The Character Traits and Motives of Othello and Iago, Essay Example

William Shakespeare’s Othello tells the story of the Moorish General of the play’s title, and the ways he and other characters in the play are manipulated by the character of Iago. Although Othello is ostensibly the protagonist of the story, and Iago his primary protagonist, much of the story’s emphasis is on the actions of Iago and the way he interacts with the other characters to serve his own ends. Iago’s motives are driven largely by the malice he feels towards Othello after being passed over for promotion in favor of Michael Cassio. While Othello is an accomplished military leader, his own weaknesses make it possible for him to fall prey to Iago’s malicious machinations, and Othello becomes one of several victims of Iago’s scheming.

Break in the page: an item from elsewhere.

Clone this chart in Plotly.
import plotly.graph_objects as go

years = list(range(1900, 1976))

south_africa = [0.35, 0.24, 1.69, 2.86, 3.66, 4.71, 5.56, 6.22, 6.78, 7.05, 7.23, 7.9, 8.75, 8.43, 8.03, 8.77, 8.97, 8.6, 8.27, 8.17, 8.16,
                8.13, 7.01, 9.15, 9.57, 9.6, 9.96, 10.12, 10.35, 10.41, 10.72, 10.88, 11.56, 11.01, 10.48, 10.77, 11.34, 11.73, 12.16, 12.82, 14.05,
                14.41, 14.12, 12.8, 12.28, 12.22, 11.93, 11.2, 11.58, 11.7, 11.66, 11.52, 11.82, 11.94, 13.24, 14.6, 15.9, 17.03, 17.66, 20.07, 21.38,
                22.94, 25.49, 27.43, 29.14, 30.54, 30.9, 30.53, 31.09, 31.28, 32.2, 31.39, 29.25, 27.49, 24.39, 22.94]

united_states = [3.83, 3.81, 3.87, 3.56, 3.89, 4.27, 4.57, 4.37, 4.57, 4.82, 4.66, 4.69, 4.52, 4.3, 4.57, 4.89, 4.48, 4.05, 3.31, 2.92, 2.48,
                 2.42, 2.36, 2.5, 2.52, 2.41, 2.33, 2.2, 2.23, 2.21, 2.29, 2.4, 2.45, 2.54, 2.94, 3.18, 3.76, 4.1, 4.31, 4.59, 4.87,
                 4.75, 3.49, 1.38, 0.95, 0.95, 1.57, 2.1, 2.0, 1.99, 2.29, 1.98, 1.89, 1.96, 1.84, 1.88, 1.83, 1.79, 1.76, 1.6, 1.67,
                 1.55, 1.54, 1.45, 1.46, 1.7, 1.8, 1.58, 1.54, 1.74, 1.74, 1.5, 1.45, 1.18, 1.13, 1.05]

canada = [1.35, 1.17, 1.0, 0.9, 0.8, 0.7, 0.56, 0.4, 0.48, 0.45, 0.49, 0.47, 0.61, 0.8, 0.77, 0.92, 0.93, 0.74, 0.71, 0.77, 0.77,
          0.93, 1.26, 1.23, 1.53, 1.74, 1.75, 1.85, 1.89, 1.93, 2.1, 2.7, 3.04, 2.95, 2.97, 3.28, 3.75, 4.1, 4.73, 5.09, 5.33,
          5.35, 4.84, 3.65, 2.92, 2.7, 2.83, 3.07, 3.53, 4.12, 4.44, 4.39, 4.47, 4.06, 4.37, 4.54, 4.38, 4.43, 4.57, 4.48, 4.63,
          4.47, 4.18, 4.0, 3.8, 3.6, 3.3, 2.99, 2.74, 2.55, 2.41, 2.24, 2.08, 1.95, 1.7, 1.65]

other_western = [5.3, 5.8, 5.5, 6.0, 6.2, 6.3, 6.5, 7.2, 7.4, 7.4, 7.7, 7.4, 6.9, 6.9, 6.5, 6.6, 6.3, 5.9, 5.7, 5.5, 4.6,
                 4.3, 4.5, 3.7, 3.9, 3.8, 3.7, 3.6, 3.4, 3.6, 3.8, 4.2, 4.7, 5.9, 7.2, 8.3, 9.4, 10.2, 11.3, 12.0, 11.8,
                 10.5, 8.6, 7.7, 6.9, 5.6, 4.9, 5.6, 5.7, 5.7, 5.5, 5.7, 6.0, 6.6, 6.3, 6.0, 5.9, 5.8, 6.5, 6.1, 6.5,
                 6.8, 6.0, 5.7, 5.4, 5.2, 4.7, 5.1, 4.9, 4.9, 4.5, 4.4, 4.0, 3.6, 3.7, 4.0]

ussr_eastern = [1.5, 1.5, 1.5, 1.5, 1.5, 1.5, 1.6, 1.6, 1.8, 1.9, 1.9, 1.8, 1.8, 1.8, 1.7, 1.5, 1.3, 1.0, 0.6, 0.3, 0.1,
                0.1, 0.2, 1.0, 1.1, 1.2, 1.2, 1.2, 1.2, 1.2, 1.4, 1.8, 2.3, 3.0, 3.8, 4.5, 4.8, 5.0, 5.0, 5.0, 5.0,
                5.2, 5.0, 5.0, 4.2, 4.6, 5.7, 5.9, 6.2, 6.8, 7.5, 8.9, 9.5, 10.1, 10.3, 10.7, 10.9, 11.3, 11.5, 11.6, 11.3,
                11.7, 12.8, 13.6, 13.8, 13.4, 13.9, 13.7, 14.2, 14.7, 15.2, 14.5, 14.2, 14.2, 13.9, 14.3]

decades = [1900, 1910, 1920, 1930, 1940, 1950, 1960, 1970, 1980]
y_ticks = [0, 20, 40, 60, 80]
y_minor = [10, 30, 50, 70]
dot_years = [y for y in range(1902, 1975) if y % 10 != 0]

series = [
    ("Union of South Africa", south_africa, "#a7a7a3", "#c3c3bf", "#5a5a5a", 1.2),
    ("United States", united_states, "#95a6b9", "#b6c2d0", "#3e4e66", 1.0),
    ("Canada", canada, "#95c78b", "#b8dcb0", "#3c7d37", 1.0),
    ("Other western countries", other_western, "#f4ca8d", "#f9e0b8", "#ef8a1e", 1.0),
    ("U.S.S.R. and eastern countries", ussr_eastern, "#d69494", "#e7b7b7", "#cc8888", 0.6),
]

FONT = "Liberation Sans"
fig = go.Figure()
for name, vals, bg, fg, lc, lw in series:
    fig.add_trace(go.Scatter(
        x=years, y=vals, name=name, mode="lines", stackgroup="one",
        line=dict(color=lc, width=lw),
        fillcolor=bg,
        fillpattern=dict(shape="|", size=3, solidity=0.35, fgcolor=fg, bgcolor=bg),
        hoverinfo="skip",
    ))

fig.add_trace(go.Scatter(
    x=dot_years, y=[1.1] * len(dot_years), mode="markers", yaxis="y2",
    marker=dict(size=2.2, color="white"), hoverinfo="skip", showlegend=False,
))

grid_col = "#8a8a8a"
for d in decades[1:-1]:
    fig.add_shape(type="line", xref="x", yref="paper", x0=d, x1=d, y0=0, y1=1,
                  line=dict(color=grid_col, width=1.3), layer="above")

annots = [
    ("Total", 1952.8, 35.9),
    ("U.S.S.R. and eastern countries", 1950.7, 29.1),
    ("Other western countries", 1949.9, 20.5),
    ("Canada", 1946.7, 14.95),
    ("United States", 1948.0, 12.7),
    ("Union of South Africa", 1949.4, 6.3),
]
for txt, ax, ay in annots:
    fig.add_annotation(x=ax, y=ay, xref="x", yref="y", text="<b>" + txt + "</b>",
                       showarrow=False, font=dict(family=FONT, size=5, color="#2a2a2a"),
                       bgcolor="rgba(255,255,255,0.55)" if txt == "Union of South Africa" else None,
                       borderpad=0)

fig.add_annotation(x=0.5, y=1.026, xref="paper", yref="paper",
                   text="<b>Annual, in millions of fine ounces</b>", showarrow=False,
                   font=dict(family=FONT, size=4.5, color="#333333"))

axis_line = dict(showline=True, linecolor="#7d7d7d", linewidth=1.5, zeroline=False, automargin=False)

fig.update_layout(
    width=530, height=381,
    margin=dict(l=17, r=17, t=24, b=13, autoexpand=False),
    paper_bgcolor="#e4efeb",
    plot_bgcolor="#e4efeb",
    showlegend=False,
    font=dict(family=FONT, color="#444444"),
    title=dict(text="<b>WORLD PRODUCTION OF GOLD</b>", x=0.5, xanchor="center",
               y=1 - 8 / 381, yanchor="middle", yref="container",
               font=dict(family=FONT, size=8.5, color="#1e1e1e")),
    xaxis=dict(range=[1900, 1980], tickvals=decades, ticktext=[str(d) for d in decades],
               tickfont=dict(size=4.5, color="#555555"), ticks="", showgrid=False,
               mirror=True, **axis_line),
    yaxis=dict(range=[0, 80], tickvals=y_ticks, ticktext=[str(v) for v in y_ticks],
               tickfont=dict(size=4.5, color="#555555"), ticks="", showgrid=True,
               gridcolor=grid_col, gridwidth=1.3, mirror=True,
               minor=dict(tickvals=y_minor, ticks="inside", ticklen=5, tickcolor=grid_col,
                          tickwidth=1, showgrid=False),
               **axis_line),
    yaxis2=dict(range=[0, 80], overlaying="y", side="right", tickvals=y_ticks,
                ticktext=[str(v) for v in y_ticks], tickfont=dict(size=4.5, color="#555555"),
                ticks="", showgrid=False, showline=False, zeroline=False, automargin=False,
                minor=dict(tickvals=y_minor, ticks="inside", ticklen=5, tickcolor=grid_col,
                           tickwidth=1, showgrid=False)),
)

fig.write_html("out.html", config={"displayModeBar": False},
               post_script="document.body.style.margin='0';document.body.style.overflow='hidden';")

Shakespeare makes Iago’s motives clear from the very beginning of the play. The opening scene involves a conversation between Iago and Roderigo, the father of Desdemona, whom Othello has recently married. Iago makes it clear that he is disdainful of Othello because Othello chose Cassio as his lieutenant over Iago. This enrages Iago, and is the basis for all the ways he manipulates others to get revenge on Othello. After convincing Roderigo to confront Othello, Iago tells him “Now, sir, be judge yourself, whether I in any just term am affined
to love the Moor” (Act I, Scene I). Iago is asking if Roderigo agrees that Iago is justified in his feelings about Othello, to which Roderigo responds “I would not follow him then” (Act I, Scene I). Iago has convinced Roderigo that Othello is not worthy of Desdemona, and made Roderigo the first of his unwitting accomplices in his true plans for Othello.

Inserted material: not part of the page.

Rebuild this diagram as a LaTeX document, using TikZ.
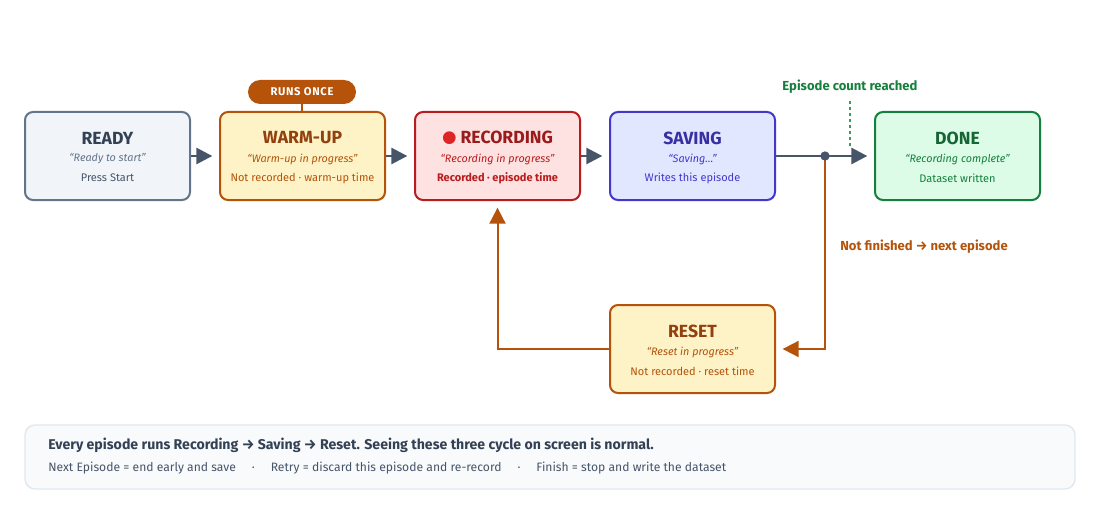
\documentclass[tikz,border=0pt]{standalone}
\usepackage{fontspec}
\setmainfont{Fira Sans}
\newfontfamily\dotfont{DejaVu Sans}
\usetikzlibrary{calc,arrows.meta}

\definecolor{slateline}{HTML}{64748B}
\definecolor{slatebg}{HTML}{F1F5F9}
\definecolor{slatetitle}{HTML}{334155}
\definecolor{slatetext}{HTML}{475569}
\definecolor{amberline}{HTML}{B45309}
\definecolor{amberbg}{HTML}{FEF3C7}
\definecolor{ambertitle}{HTML}{92400E}
\definecolor{redline}{HTML}{B91C1C}
\definecolor{redbg}{HTML}{FEE2E2}
\definecolor{redtitle}{HTML}{991B1B}
\definecolor{reddot}{HTML}{DC2626}
\definecolor{blueline}{HTML}{4338CA}
\definecolor{bluebg}{HTML}{E0E7FF}
\definecolor{bluetitle}{HTML}{3730A3}
\definecolor{greenline}{HTML}{15803D}
\definecolor{greenbg}{HTML}{DCFCE7}
\definecolor{greentitle}{HTML}{166534}
\definecolor{greendash}{HTML}{3A9A62}
\definecolor{notebg}{HTML}{F8FAFC}
\definecolor{noteline}{HTML}{E2E8F0}
\definecolor{notetitle}{HTML}{334155}

\tikzset{
  box/.style={draw, line width=1.5pt, rounded corners=6pt, minimum width=123.75pt, minimum height=66pt, inner sep=0pt},
  ttl/.style={font=\bfseries\fontsize{13.2}{15}\selectfont, inner sep=0pt},
  qt/.style={font=\itshape\fontsize{8.1}{9}\selectfont, inner sep=0pt},
  sub/.style={font=\fontsize{8.25}{10}\selectfont, inner sep=0pt},
  flow/.style={line width=2pt, draw=slatetext, -{Triangle[length=12pt,width=12pt]}, shorten >=5pt},
  back/.style={line width=1.5pt, draw=amberline, -{Triangle[length=12pt,width=12pt]}, shorten >=5pt},
  lbl/.style={font=\bfseries\fontsize{9.8}{12}\selectfont, inner sep=0pt}
}

% name, centre, border, fill, title colour, text colour, title, quote, line
\newcommand\state[9]{%
  \node[box, draw=#3, fill=#4] (#1) at (#2) {};
  \node[ttl, text=#5] (#1-t) at ($(#1.center)+(0,-18)$) {#7};
  \node[qt, text=#3] (#1-q) at ($(#1.center)+(0,3)$) {#8};
  \node[sub, text=#6] (#1-s) at ($(#1.center)+(0,22)$) {#9};
}

\begin{document}
\begin{tikzpicture}[x=0.75pt, y=-0.75pt]
			%%%%% START %%%%%
			
			\useasboundingbox (0,0) rectangle (1100,510);
			
			\state{ready}{107.5,156}{slateline}{slatebg}{slatetitle}{slatetext}{READY}{“Ready to start”}{Press Start}
			\state{warm}{302.5,156}{amberline}{amberbg}{ambertitle}{amberline}{WARM-UP}{“Warm-up in progress”}{Not recorded · warm-up time}
			\state{rec}{497.5,156}{redline}{redbg}{redtitle}{redline}{\textcolor{reddot}{\raisebox{0.8pt}{\dotfont\fontsize{12.5}{12}\selectfont ●}}\hspace{3pt}RECORDING}{“Recording in progress”}{\bfseries Recorded · episode time}
			\state{save}{692.5,156}{blueline}{bluebg}{bluetitle}{blueline}{SAVING}{“Saving…”}{Writes this episode}
			\state{done}{957.5,156}{greenline}{greenbg}{greentitle}{greenline}{DONE}{“Recording complete”}{Dataset written}
			\state{reset}{692.5,349}{amberline}{amberbg}{ambertitle}{amberline}{RESET}{“Reset in progress”}{Not recorded · reset time}
			
			\node[fill=amberline, text=white, rounded corners=9pt, minimum width=81pt, minimum height=18pt, inner sep=0pt, font=\bfseries\fontsize{8.4}{10}\selectfont\addfontfeature{LetterSpace=6}] (once) at (302,92) {RUNS ONCE};
			\draw[amberline, line width=1.1pt] (once.south) -- (once |- warm.north);
			
			\draw[flow] (ready.east) -- (warm.west);
			\draw[flow] (warm.east) -- (rec.west);
			\draw[flow] (rec.east) -- (save.west);
			
			\coordinate (split) at (825,156);
			\draw[line width=2pt, slatetext] (save.east) -- (split);
			\draw[flow] (split) -- (done.west);
			
			\node[lbl, text=greenline] (countlbl) at (850,87) {Episode count reached};
			\coordinate (gate) at (850,148);
			\draw[greendash, line width=1.1pt, dash pattern=on 2.5pt off 2pt, shorten <=5pt] (countlbl.south -| gate) -- (gate);
			
			\draw[back] (split) -- (split |- reset.east) -- (reset.east);
			\draw[back] (reset.west) -| (rec.south);
			\node[lbl, text=amberline, anchor=west] (nextlbl) at (840,247) {Not finished → next episode};
			
			\node[circle, fill=slatetext, inner sep=0pt, minimum size=7pt] (splitdot) at (split) {};
			
			\node[draw=noteline, fill=notebg, line width=1.1pt, rounded corners=7.5pt, minimum width=787.5pt, minimum height=48pt] (note) at (550,457) {};
			\node[anchor=west, inner sep=0pt, text=notetitle, font=\bfseries\fontsize{10.6}{12}\selectfont] (note1) at (48,445) {Every episode runs Recording → Saving → Reset. Seeing these three cycle on screen is normal.};
			\node[anchor=west, inner sep=0pt, text=slatetext, font=\fontsize{9.1}{11}\selectfont] (note2) at (48,468) {Next Episode = end early and save\hspace{12pt}·\hspace{12pt}Retry = discard this episode and re-record\hspace{12pt}·\hspace{12pt}Finish = stop and write the dataset};
			
			%%%%% END %%%%%
		\end{tikzpicture}
\end{document}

When Iago’s initial plans to have Roderigo interfere with the marriage between Othello and Desdemona fails, he moves to his next plan: convincing Othello that Cassio is secretly involved with Desdemona. Again Iago manipulates those around him to his own ends, this time by planting Desdemona’s “napkin” –a gift from Othello- in Cassio’s lodging. Othello demands proof from Iago of Desdemona’s infidelity: Make me to see’t; or, at the least, so prove it, That the probation bear no hinge nor loop, To hang a doubt on; or woe upon thy life!” )Act III, Scene III).  Iago, knowing he can “prove” that Cassio is involved with Desdemona, manipulates both Emilia and Cassio into displaying Desdemona’s napkin where Othello can see it, convincing Othello that Iago has been telling the truth about Desdemona and Cassio.

Iago’s malicious behavior in Othello is remorseless, and he happily convinces Othello to murder Desdemona. Othello, who has survived military conflicts throughout his career, shows that his weakness is not as a military commander, but as a lover and husband. Desdemona was not unfaithful to him, yet Othello is convinced by the strategies and tactics of Iago that she was, and he murders her for it. While he had set out to enact revenge on Othello, the malice that Iago feels for Othello destroys not only Othello, Desdemona, and Emilia, but Iago as well.